Совсем иначе обстоит дело, как ему казалось, с русскими писателями в эмиграции. Среди тех, кто бежал из России или кого выдворили из нее, были люди огромного таланта и сильного характера: Бунин, Куприн, Андреев, Шмелев, Ремизов, Зайцев, Мережковский, Арцыбашев, Бальмонт, Зинаида Гиппиус, Алданов… Поначалу Горький надеялся переубедить своих заблудших коллег. Однако очень скоро он понял, что большая их часть – непримиримые враги нового строя. Для них Горький вовсе не был искренним миротворцем – он был посланником дьявола. Одно его присутствие на Западе, оплаченное советским правительством, им казалось оскорблением их несчастья. Бунин, который когда-то был его почитателем и другом, резко отвернулся от него.
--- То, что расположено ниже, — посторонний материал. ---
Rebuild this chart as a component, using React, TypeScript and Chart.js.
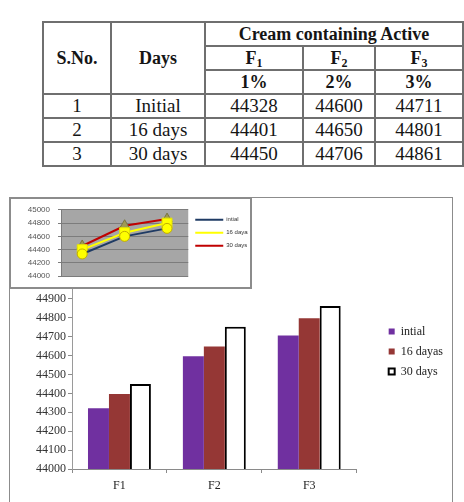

Уже в 1917 году, в Москве, когда Екатерина Пешкова позвала Бунина к телефону, чтобы сказать ему, что с ним хочет поговорить Горький, Бунин сухо ответил, что им больше нечего сказать друг другу и что он считает их отношения окончательно закончившимися. Эмигрировав, он пропитался еще большей злобой на своего некогда друга, который олицетворял в его глазах варварские заблуждения и лживое насилие Октябрьской революции. Эта враждебность еще более усилилась, когда после смерти главы ЧК Ф. Э. Дзержинского 20 июля 1926 года Горький, под давлением своей первой жены, Екатерины Пешковой, счел необходимым написать официальное письмо, в котором оплакивал кончину столь замечательного человека. Это выражение горечи утраты, растиражированное советской прессой, подняло волну возмущения среди русских эмигрантов, которые практически все без исключения потеряли кого-то из своих родственников, брошенных в тюрьму, сосланных или расстрелянных по приказу Дзержинского. Ненавидимый за свое соглашательство большинством русских писателей, живущих за границей, Горький выплеснул свое презрение к ним в письме к советскому писателю Федину: «С изумлением, почти с ужасом слежу, как отвратительно разлагаются люди, еще вчера „культурные“. Б. Зайцев бездарно пишет жития святых. Шмелев – нечто невыносимо истерическое. Куприн не пишет – пьет. Бунин переписывает „Крейцерову сонату“ под титулом „Митина любовь“. Алданов тоже списывает Л. Толстого. О Мережковском и Гиппиус – не говорю. Вы представить не можете, как тяжко видеть все это».